As with most any topic in Marketing, you usually start with people and process first, before you get to data and technology. Data dedupe is no different. Here are some of the key people and process questions you should answer first before you embark on solving your dedupe problem.

Data Ownership

Dedupe efforts can cover Lead, Contact, and Account (using Salesforce.com terminology) data. These data often have different systems of record and owners. Lead data is often owned by Marketing and the system of record is usually the marketing automation platform. Contacts and Accounts are generally owned by Sales and the system of record is generally the salesforce automation platform. If user data is part of the project scope, then we add product and customer success teams as potential owners and your application and help desk platforms as additional systems of record. This data can be completely separate, partially synchronized, or fully synchronized.

The data owners must agree on the deduplication scheme and process. If the process requires significant time, effort, and budget commitment, then the data owners need to be fully committed for the project to be successful. For example, if Sales insists on manually reviewing every Account record merge, then the dedupe process must consider how to efficiently involve every account executive in the process.

Data ownership can extend beyond the departmental level to even the hierarchy level. For example, did you know it’s possible to have Contacts without Account affiliation in Salesforce? These “Private Contacts” are considered data private to account reps. If your CRM allows for Private Contacts, should they be included in the dedupe effort?

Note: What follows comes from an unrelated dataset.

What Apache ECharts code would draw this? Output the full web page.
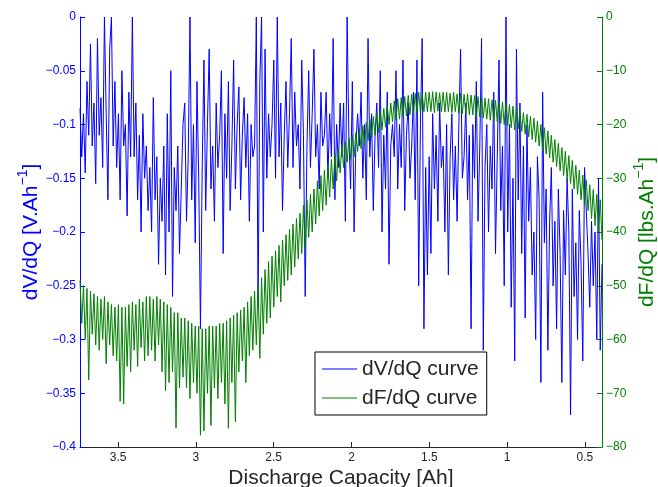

One Time or Continuous Dedupe

Is the dedupe process a one-time (periodic) batch process, a continuous process, or a combination of both? One-time processes involve a massive clean up that can happen once a quarter to once every few years. For one-time processes, a manual or semi-automated solution is perfectly acceptable as long as the solution proposed can accommodate the time and budget requirements. If the deduplication process is to continue as an ongoing process after the initial clean up effort, then automation solutions must be in the discussion from the start. A manual or even semi-manual process is simply not scalable and manageable.

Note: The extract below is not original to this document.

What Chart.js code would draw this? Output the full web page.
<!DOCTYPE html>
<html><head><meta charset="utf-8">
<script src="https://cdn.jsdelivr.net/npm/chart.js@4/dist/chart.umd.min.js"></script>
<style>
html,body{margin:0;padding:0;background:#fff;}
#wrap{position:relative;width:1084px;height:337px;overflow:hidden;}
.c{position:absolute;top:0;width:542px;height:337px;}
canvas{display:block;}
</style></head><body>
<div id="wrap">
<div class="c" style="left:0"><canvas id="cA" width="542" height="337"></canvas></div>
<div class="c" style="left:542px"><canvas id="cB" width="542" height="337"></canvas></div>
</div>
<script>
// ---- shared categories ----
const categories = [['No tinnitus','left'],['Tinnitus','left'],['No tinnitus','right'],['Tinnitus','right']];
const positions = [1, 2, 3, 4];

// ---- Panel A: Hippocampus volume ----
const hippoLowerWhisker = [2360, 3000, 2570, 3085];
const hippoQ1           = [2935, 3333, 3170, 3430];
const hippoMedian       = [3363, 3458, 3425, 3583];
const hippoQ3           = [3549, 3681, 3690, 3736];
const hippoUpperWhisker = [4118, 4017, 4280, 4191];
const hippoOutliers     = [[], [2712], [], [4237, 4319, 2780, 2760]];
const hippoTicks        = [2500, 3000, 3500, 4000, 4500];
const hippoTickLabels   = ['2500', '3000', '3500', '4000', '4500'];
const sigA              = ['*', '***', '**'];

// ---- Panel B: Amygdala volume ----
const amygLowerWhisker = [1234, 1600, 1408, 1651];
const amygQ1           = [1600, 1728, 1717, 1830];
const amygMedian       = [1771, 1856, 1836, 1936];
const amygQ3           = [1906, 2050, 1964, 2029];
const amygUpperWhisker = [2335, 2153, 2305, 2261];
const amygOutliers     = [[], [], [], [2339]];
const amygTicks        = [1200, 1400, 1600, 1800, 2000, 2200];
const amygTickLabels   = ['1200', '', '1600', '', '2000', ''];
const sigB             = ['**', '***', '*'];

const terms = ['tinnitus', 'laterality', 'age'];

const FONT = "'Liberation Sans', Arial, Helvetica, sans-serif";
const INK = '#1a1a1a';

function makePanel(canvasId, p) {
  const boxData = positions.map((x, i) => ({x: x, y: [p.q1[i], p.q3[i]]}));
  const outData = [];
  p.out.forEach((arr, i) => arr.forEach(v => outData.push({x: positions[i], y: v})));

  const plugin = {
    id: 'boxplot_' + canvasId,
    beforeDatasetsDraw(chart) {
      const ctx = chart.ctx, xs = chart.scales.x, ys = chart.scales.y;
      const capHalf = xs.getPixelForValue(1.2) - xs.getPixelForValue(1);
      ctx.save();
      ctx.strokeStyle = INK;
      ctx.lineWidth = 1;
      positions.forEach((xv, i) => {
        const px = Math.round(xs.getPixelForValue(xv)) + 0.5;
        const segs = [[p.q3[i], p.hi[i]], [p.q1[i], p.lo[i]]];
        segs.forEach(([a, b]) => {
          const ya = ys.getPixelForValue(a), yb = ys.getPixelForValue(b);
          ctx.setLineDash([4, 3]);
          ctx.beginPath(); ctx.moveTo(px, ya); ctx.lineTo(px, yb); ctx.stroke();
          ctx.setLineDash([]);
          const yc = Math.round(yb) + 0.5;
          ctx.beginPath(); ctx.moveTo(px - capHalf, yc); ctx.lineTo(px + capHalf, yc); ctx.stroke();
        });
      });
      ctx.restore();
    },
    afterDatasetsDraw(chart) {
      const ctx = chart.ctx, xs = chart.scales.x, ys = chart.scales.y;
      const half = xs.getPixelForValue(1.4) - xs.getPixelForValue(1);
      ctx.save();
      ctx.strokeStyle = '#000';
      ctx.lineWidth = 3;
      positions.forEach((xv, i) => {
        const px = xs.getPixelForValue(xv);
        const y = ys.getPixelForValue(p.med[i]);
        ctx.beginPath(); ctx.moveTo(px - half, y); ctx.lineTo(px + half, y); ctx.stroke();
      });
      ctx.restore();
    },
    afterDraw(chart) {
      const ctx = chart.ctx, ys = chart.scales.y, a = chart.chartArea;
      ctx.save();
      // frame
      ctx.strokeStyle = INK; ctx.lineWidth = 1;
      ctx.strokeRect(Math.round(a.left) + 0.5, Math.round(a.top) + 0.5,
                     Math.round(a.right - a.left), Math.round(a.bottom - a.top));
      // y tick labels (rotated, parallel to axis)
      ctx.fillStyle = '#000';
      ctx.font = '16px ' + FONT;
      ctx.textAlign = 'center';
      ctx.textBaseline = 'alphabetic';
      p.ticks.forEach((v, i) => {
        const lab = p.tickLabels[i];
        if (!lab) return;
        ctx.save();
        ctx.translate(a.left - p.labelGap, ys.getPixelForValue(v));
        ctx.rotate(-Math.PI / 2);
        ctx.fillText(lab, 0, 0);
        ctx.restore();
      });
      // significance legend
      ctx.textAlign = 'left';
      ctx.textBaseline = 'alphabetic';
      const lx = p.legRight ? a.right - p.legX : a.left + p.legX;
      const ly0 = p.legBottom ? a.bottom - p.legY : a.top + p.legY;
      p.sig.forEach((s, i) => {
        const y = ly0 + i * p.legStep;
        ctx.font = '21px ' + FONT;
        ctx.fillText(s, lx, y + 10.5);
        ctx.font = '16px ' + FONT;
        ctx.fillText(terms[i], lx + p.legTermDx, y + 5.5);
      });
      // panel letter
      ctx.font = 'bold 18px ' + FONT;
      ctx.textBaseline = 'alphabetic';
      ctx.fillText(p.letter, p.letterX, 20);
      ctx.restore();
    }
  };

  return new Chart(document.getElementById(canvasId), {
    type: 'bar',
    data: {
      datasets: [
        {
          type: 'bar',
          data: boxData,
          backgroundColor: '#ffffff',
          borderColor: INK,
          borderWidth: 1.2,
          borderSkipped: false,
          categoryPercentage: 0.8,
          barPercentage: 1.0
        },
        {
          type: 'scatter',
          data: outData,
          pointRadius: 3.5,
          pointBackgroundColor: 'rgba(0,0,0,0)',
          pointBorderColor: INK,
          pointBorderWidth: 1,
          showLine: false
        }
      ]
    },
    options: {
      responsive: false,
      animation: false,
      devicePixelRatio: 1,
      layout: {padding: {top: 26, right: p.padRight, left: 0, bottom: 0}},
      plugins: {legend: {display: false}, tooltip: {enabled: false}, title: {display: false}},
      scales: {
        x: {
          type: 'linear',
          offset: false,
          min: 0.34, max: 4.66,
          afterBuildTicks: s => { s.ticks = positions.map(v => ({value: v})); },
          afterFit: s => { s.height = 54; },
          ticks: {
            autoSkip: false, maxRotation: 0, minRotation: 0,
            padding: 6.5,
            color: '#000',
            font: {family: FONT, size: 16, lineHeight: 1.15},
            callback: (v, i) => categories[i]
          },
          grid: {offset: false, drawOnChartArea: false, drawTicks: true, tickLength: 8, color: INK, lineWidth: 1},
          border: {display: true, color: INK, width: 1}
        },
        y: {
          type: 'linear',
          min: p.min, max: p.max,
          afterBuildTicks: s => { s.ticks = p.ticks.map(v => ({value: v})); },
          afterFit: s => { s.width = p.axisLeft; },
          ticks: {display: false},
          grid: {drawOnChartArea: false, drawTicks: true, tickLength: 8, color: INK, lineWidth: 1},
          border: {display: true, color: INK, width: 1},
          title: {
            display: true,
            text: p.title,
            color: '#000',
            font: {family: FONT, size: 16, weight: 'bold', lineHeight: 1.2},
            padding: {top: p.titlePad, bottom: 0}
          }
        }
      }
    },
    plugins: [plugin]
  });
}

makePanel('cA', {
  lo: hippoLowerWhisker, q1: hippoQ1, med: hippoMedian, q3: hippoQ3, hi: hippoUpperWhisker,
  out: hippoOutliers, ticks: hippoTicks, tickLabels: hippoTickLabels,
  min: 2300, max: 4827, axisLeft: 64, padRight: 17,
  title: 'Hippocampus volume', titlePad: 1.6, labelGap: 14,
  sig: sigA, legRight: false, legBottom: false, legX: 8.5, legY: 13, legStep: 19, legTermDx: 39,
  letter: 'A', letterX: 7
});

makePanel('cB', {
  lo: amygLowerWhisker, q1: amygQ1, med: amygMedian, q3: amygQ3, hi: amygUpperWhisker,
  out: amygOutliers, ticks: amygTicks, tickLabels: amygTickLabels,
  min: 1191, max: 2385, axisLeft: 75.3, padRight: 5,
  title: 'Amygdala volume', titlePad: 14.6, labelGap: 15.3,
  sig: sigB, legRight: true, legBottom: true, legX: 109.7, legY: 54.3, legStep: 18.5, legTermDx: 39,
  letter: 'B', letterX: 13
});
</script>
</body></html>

Given the people and process constraints you have, decide if a continuous process is realistic. If not, determine how close to an ideal state is acceptable, and consider if it can it be supplemented by smaller scale periodic batch cleanups. For example, if Sales insists on manually reviewing dedupe results and merging Account records, then in order to have a continuous dedupe process, you must get a Service Level Agreement from the Sales team on how quickly can they review the dupes.

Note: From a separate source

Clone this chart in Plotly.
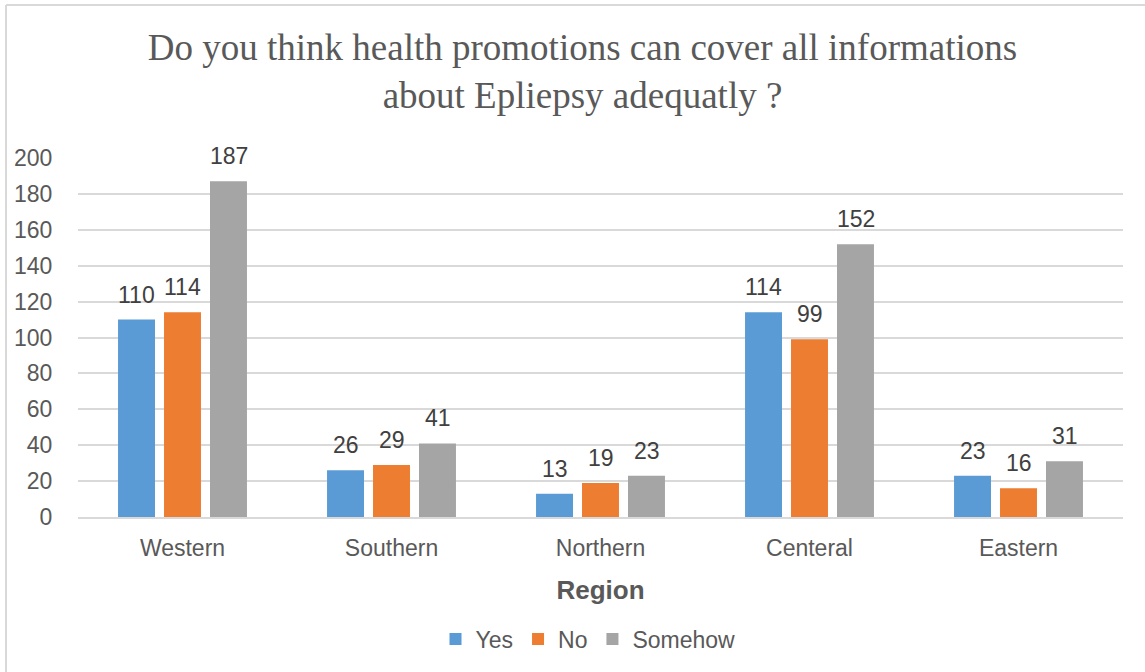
import plotly.graph_objects as go

regions = ["Western", "Southern", "Northern", "Centeral", "Eastern"]
yes_vals = [110, 26, 13, 114, 23]
no_vals = [114, 29, 19, 99, 16]
somehow_vals = [187, 41, 23, 152, 31]
series_names = ["Yes", "No", "Somehow"]
series_colors = ["#5B9BD5", "#ED7D31", "#A5A5A5"]
y_ticks = [0, 20, 40, 60, 80, 100, 120, 140, 160, 180, 200]

W, H = 1145, 672
L, R, T, B = 78, 22, 158, 155
TXT = "#595959"
FONT = "Liberation Sans, Arial, sans-serif"

fig = go.Figure()
all_vals = [yes_vals, no_vals, somehow_vals]
for name, vals, col in zip(series_names, all_vals, series_colors):
    fig.add_trace(go.Bar(
        x=regions, y=vals, name=name, marker_color=col,
        marker_line_width=0,
    ))

# data labels as annotations above each bar
slot = 46
for i, vals in enumerate(all_vals):
    for cat, v in zip(regions, vals):
        fig.add_annotation(
            x=cat, y=v, xref="x", yref="y", text=str(v), showarrow=False,
            xshift=(i - 1) * slot, yanchor="bottom", yshift=10,
            font=dict(family=FONT, size=23, color="#404040"),
        )

pw = W - L - R
ph = H - T - B
bx = (6 - L) / pw
by = (H - B - 5) / ph
fig.add_shape(type="line", xref="paper", yref="paper", x0=bx, x1=1.2, y0=by, y1=by,
              line=dict(color="#d9d9d9", width=2))
fig.add_shape(type="line", xref="paper", yref="paper", x0=bx, x1=bx, y0=by, y1=-1,
              line=dict(color="#d9d9d9", width=2))

fig.update_layout(
    width=W, height=H,
    margin=dict(l=L, r=R, t=T, b=B),
    paper_bgcolor="white", plot_bgcolor="white",
    barmode="group", bargap=0.34, bargroupgap=0.196,
    title=dict(
        text="Do you think health promotions can cover all informations<br>about Epliepsy adequatly ?",
        x=(582.5 - L) / pw, xanchor="center", xref="paper",
        y=1 - 60 / H, yanchor="middle", yref="container",
        font=dict(family="Liberation Serif, Times New Roman, serif", size=37, color=TXT),
    ),
    xaxis=dict(
        showgrid=False, showline=True, linecolor="#d9d9d9", linewidth=2,
        ticks="outside", ticklen=9, tickcolor="rgba(0,0,0,0)",
        tickfont=dict(family=FONT, size=23, color=TXT),
        title=dict(text="<b>Region</b>", font=dict(family=FONT, size=26, color=TXT), standoff=21),
    ),
    yaxis=dict(
        range=[0, 200], tickvals=y_ticks, showgrid=True, gridcolor="#d9d9d9", gridwidth=2,
        zeroline=False, showline=False,
        ticks="outside", ticklen=20, tickcolor="rgba(0,0,0,0)",
        tickfont=dict(family=FONT, size=23, color=TXT),
    ),
    legend=dict(
        orientation="h", x=(588 - L) / pw, xanchor="center", y=-0.34, yanchor="middle",
        font=dict(family=FONT, size=23, color=TXT),
        itemwidth=30, traceorder="normal",
    ),
)

fig.write_html("out.html")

Dedupe New Records, Some Records, or All Records

It’s a lot easier to prevent new duplicates from being created than to remove existing duplicates. Often it makes the most sense to separate them into separate processes that work together to create a comprehensive dedupe solution. The new dupe prevention process can run continuously, supplemented by a full dedupe process that runs less frequently, like quarterly. For example, if list loading is a major source of lead input for you, then by simply preventing dupes from being created while loading a list can help tremendously in slowing the growth of dupes in your database. While the full dedupe of your database may involve more stakeholders and take longer to figure out an acceptable process, you maybe able to implement a dupe prevention process for list loading quickly as Marketing has full control over that data and the process of list loading.

Some ways you should consider to cut the dedupe problem “down to size”:

  1. If you understand the major sources of your dupes, then try to control those sources first to “stop the bleeding”.
  2. If multiple databases are involved that are separate or partially synchronized, consider first deduping each database or parts of the database separately, then combine them one at a time and execute dedupe in phases.
  3. If a certain subset of the data is more tricky to dedupe due to data quality, people, or process issues, consider leaving them out in the first phase of the deduping effort. Deduping success doesn’t require achieving perfection. Having a 95% clean database this month is better than doing nothing because of the inability to get to a 100% clean database.

Which System to Dedupe Against

If the data you’re looking to dedupe exists in multiple systems, you need to make a decision about where the dedupe should happen. In general, when data are synced between different systems, one of the systems is the master. This is the system we recommend you dedupe against in most cases. Note that the master system may not be where the data originated. One common example is Salesforce.com Contact vs. Marketo Lead. The lead record may have originated in Marketo, and then synced to Salesforce. As long as the person remains a Lead, Marketo is considered the system of record and dedupe should be done against Marketo. Once the lead is converted to a Contact, Salesforce now becomes the system of record. In this case, it’s best to dedupe a Contact directly against Salesforce.

There may be constraints that will limit your choices. For example, you may not have purchased API access (e.g., available only in the Enterprise subscription of Salesforce.com) for the system you wish to dedupe. You may not own or do not have authorization to change the data in certain systems. In these situations, you may have to dedupe against the secondary system and let the data synchronization propagate the changes to the system of record.